Since September11...

Debating Over the Skyscrapers Future

The Sears Tower is now one of the tallest buildings in the United States, but architects are wondering if any more like it will ever be built after the attacks of September 11.

The National Building Museum in Washington, D.C., recently brought together a panel of architects, engineers and professors to answer a question that has been on the minds of many since September 11: "do skyscrapers have a future?" (See October USGlass, page 64, for related story.)

The moderator was Robert Campbell, an architecture critic for The Boston Globe, who led a panel that concluded that despite these tragic events, skyscrapers will live on—even if they are looked upon differently, and more cautiously, than in the past.
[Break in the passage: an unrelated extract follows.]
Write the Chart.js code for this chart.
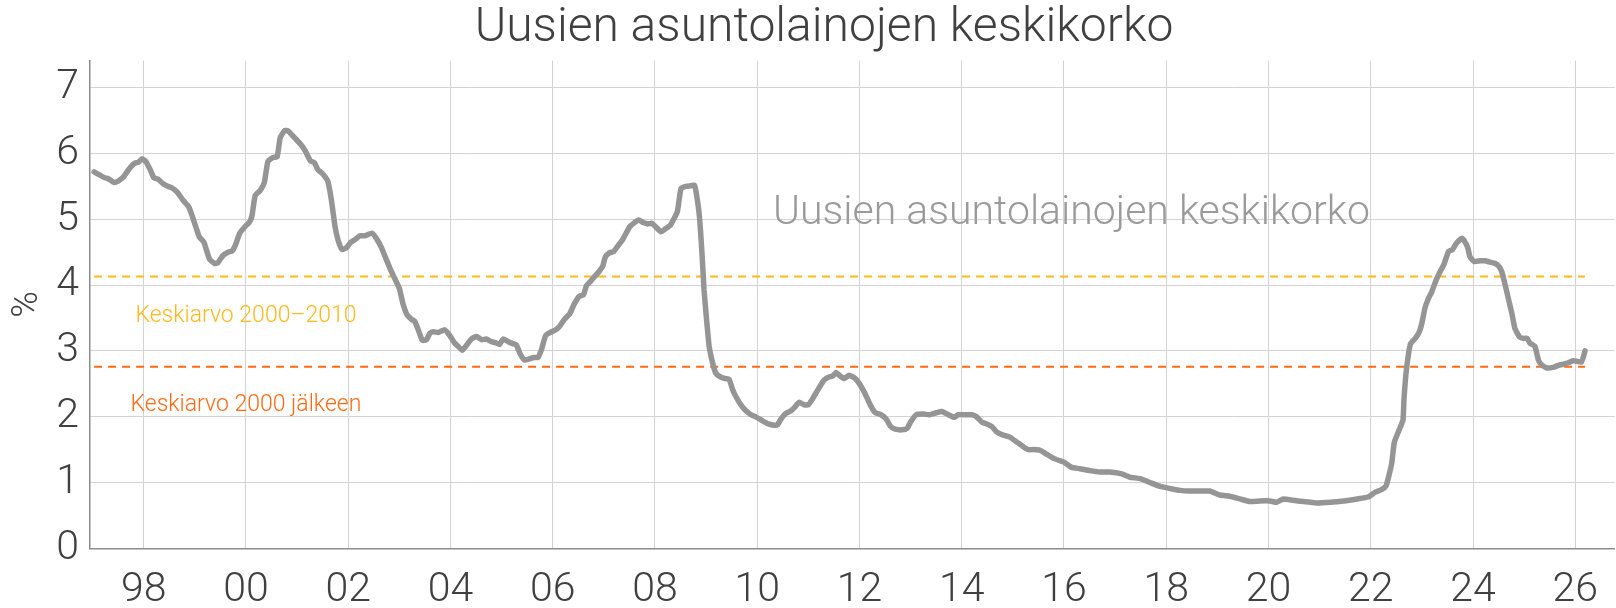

"A skyscraper is our unique contribution to architecture," said Witold Rybcznyski, author and professor of architecture and urbanism at the University of Pennsylvania. "They're novel, and this is a country of trying new things. They're about technology, and America has always been about technical innovation … The skyscraper does have a future. We just need to be more skillful in the way we design them."

However, some on the panel—including Leon Krier, a British architect, disagreed. "Tall buildings are vicious and immoral," Krier said.
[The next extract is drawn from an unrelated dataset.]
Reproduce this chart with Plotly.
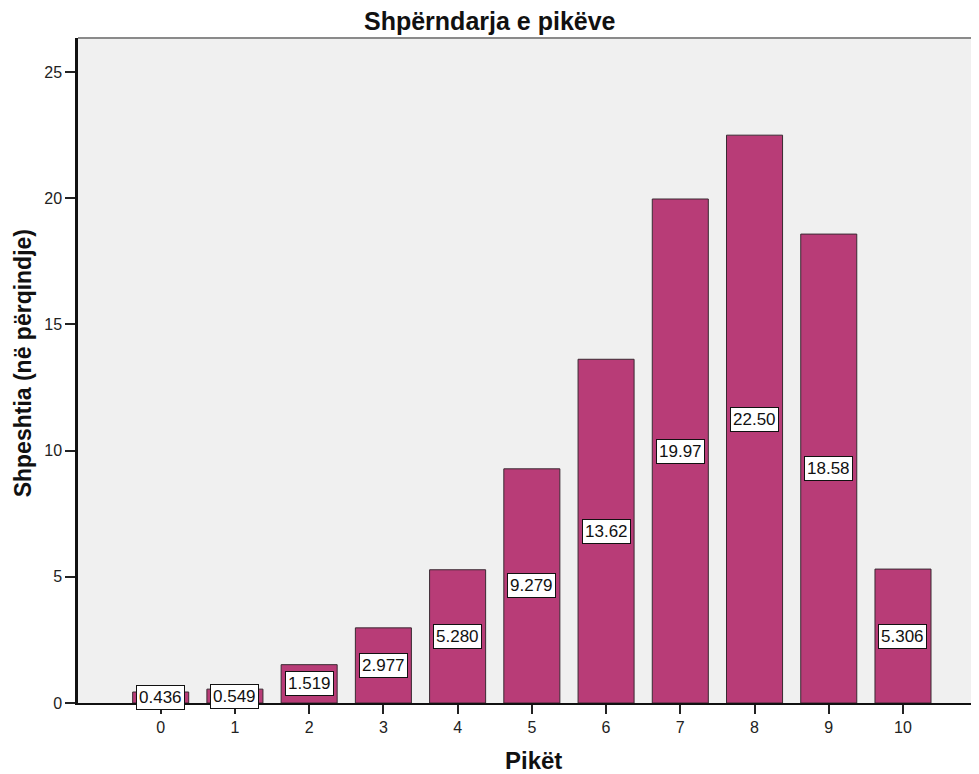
import plotly.graph_objects as go

categories = [0, 1, 2, 3, 4, 5, 6, 7, 8, 9, 10]
values = [0.436, 0.549, 1.519, 2.977, 5.280, 9.279, 13.62, 19.97, 22.50, 18.58, 5.306]
labels = ["0.436", "0.549", "1.519", "2.977", "5.280", "9.279", "13.62", "19.97", "22.50", "18.58", "5.306"]
tick_vals = [0, 5, 10, 15, 20, 25]

title_text = "Shpërndarja e pikëve"
x_title = "Pikët"
y_title = "Shpeshtia (në përqindje)"

FONT = "Liberation Sans, Arial, sans-serif"

# page has an 8px body margin; figure is sized to fill the rest
W, H = 971, 766
ML, MT, MB = 70, 30, 71

fig = go.Figure()
fig.add_trace(go.Bar(
    x=categories, y=values, width=0.755,
    marker=dict(color="#B83C77", line=dict(color="#3A2A32", width=1)),
    hoverinfo="x+y",
))

for c, v, t in zip(categories, values, labels):
    fig.add_annotation(
        x=c, y=v / 2, text=t, showarrow=False, xref="x", yref="y",
        font=dict(family=FONT, size=17, color="#111111"),
        bgcolor="white", bordercolor="#111111", borderwidth=1, borderpad=2,
    )

# top border of the plot frame
fig.add_shape(type="line", xref="paper", yref="paper", x0=0, x1=1, y0=1, y1=1,
              line=dict(color="#8A8A8A", width=2))

# chart title
fig.add_annotation(text="<b>" + title_text + "</b>", xref="paper", yref="paper",
                   x=(482 - ML) / (W - ML), y=1, yshift=MT - 13, yanchor="middle",
                   xanchor="center", showarrow=False,
                   font=dict(family=FONT, size=25, color="#111111"))
# x axis title
fig.add_annotation(text="<b>" + x_title + "</b>", xref="paper", yref="paper",
                   x=0.505, y=0, yshift=-57, yanchor="middle", xanchor="center",
                   showarrow=False, font=dict(family=FONT, size=24, color="#111111"))
# y axis title
fig.add_annotation(text="<b>" + y_title + "</b>", xref="paper", yref="paper",
                   x=0, xshift=-55.5, y=0.51, yanchor="middle", xanchor="center",
                   textangle=-90, showarrow=False,
                   font=dict(family=FONT, size=23, color="#111111"))

fig.update_layout(
    width=W, height=H,
    margin=dict(l=ML, r=0, t=MT, b=MB, pad=0),
    paper_bgcolor="white", plot_bgcolor="#F0F0F0",
    showlegend=False,
    font=dict(family=FONT, size=16, color="#222222"),
    xaxis=dict(
        range=[-1.114, 11.024], tickmode="array", tickvals=categories,
        ticktext=[str(c) for c in categories],
        showgrid=False, zeroline=False, showline=True, linecolor="#111111", linewidth=1.5,
        ticks="outside", ticklen=9, tickcolor="#222222", tickwidth=2,
        tickfont=dict(family=FONT, size=16, color="#222222"),
    ),
    yaxis=dict(
        range=[0, 26.35], tickmode="array", tickvals=tick_vals,
        showgrid=False, zeroline=False, showline=True, linecolor="#111111", linewidth=2.5,
        ticks="outside", ticklen=10, tickcolor="#222222", tickwidth=2,
        tickfont=dict(family=FONT, size=16, color="#222222"),
    ),
)

fig.write_html("out.html")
ASA Reports Findings on Pentagon's Resilience
The American Subcontractors Association (ASA) has done an extensive study on the structure of the Pentagon and its resilience in the attacks of September 11—including research on an unbroken glass display case just 40 feet from where the Boeing 757 crashed into the building. ASA attributes this resilience to planning on the part of those at the building. The part of the Pentagon that was hit had been renovated and equipped with a number of blast-resistant features, including new windows, according to Lee Evey, the official in charge of the renovations.
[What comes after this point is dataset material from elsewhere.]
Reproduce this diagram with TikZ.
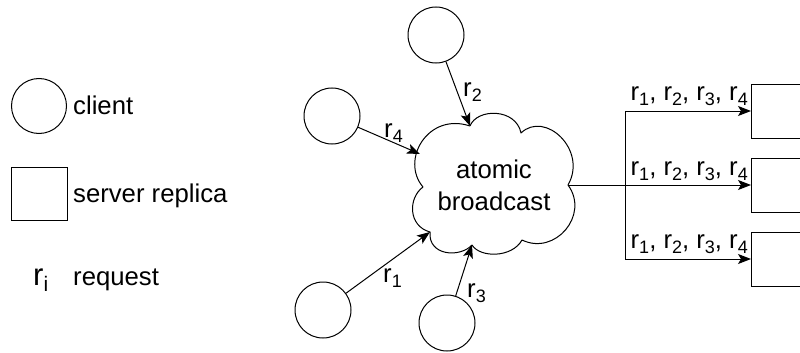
\documentclass[tikz,border=0pt]{standalone}
\usepackage{fontspec}
\setmainfont{Liberation Sans}
\usetikzlibrary{arrows.meta}
\newcommand\sbs[1]{\raisebox{-5pt}{\fontsize{18}{18}\selectfont #1}}
\begin{document}
\begin{tikzpicture}[x=1pt,y=-1pt,
  every node/.style={font=\fontsize{25.7}{32}\selectfont, inner sep=0pt},
  client/.style={draw, circle, minimum size=56pt, line width=1pt},
  replica/.style={draw, rectangle, minimum width=56pt, minimum height=54pt, line width=1pt, anchor=west},
  conn/.style={line width=1pt, -{Stealth[length=13pt,width=10pt,inset=3pt]}},
  plain/.style={line width=1pt},
]
\clip (0,0) rectangle (800,353);

% legend
\node[client, minimum size=55pt] (lc) at (39,106) {};
\node[anchor=base west] (lct) at (73,114) {client};
\node[draw, rectangle, minimum width=56pt, minimum height=53pt, line width=1pt] (ls) at (39,193.5) {};
\node[anchor=base west] (lst) at (73,202) {server replica};
\node[anchor=base west, font=\fontsize{31}{34}\selectfont] (lr) at (33,285) {r\raisebox{-6pt}{\fontsize{21}{21}\selectfont i}};
\node[anchor=base west] (lrt) at (73,285) {request};

% clients
\node[client] (c2) at (436,35) {};
\node[client] (c4) at (332,116) {};
\node[client] (c1) at (323,310) {};
\node[client] (c3) at (447,323) {};

% cloud
\coordinate (nA) at (470,126);
\coordinate (nB) at (521,133);
\coordinate (nC) at (568,185);
\coordinate (nD) at (522,240);
\coordinate (nE) at (472,245);
\coordinate (nF) at (430,232);
\coordinate (nG) at (423,187);
\coordinate (t4) at (420,154);
\draw[plain, line join=round] (nA) .. controls (477,108) and (516,108) .. (nB)
 .. controls (545,110) and (588,150) .. (nC)
 .. controls (590,215) and (555,256) .. (nD)
 .. controls (512,258) and (480,258) .. (nE)
 .. controls (460,258) and (428,256) .. (nF)
 .. controls (408,226) and (408,198) .. (nG)
 .. controls (400,160) and (428,112) .. (nA);
\node[align=center] (cl) at (494,185) {atomic\\broadcast};

% client arrows
\draw[conn] (c2) -- (nA);
\draw[conn] (c4) -- (t4);
\draw[conn] (c1) -- (nF);
\draw[conn] (c3) -- (nE);
\node[anchor=base west] (l2) at (463,96) {r\sbs{2}};
\node[anchor=base west] (l4) at (384,137) {r\sbs{4}};
\node[anchor=base west] (l1) at (383,282) {r\sbs{1}};
\node[anchor=base west] (l3) at (467,297) {r\sbs{3}};

% replicas
\node[replica] (s1) at (751,111) {};
\node[replica] (s2) at (751,185) {};
\node[replica] (s3) at (751,259) {};
\coordinate (jt) at (625,111);
\coordinate (jb) at (625,259);
\draw[conn] (nC) -- (s2);
\draw[plain] (jt) -- (jb);
\draw[conn] (jt) -- (s1);
\draw[conn] (jb) -- (s3);
\node[anchor=base east] (m1) at (748,100) {r\sbs{1}, r\sbs{2}, r\sbs{3}, r\sbs{4}};
\node[anchor=base east] (m2) at (748,175) {r\sbs{1}, r\sbs{2}, r\sbs{3}, r\sbs{4}};
\node[anchor=base east] (m3) at (748,248) {r\sbs{1}, r\sbs{2}, r\sbs{3}, r\sbs{4}};
\end{tikzpicture}
\end{document}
"I'm here to tell you that had we not undertaken this effort in the building, this could have been much, much worse," Evey said.

In addition, the renovation included the placement of steel beams to reinforce the existing concrete structure and the placing of Kevlar inside the walls between the frames to offer protection from shrapnel.

Glass Companies Donate to Recovery Efforts
While people from around the world are assisting in the ongoing recovery efforts from September 11, a number of companies in the glass industry are donating supplies to these works.

Kingsport, Tenn.-based AFG Industries has donated 300 pounds of glass to Baldwin High School in Pittsburgh. The glass will be used by volunteer teachers and students to make 100 flag cases for the families of the September 11 tragedy.

AFG's Cinnaminson, N.Y., plant, the nearest to Pittsburgh, shipped the glass.

Oldcastle Glass Inc. has donated $800,000 to the American Red Cross, New York Times 9/11 Neediest Fund and the United Way. The Oldcastle Disaster Relief Fund received $400,000 from company employees at its locations throughout North America. The fund was established following the terrorist attacks in Washington, D.C., and New York. The company sent $415,000 to the Red Cross in October and planned to send the balance to the other two organizations once all of the donations had been received.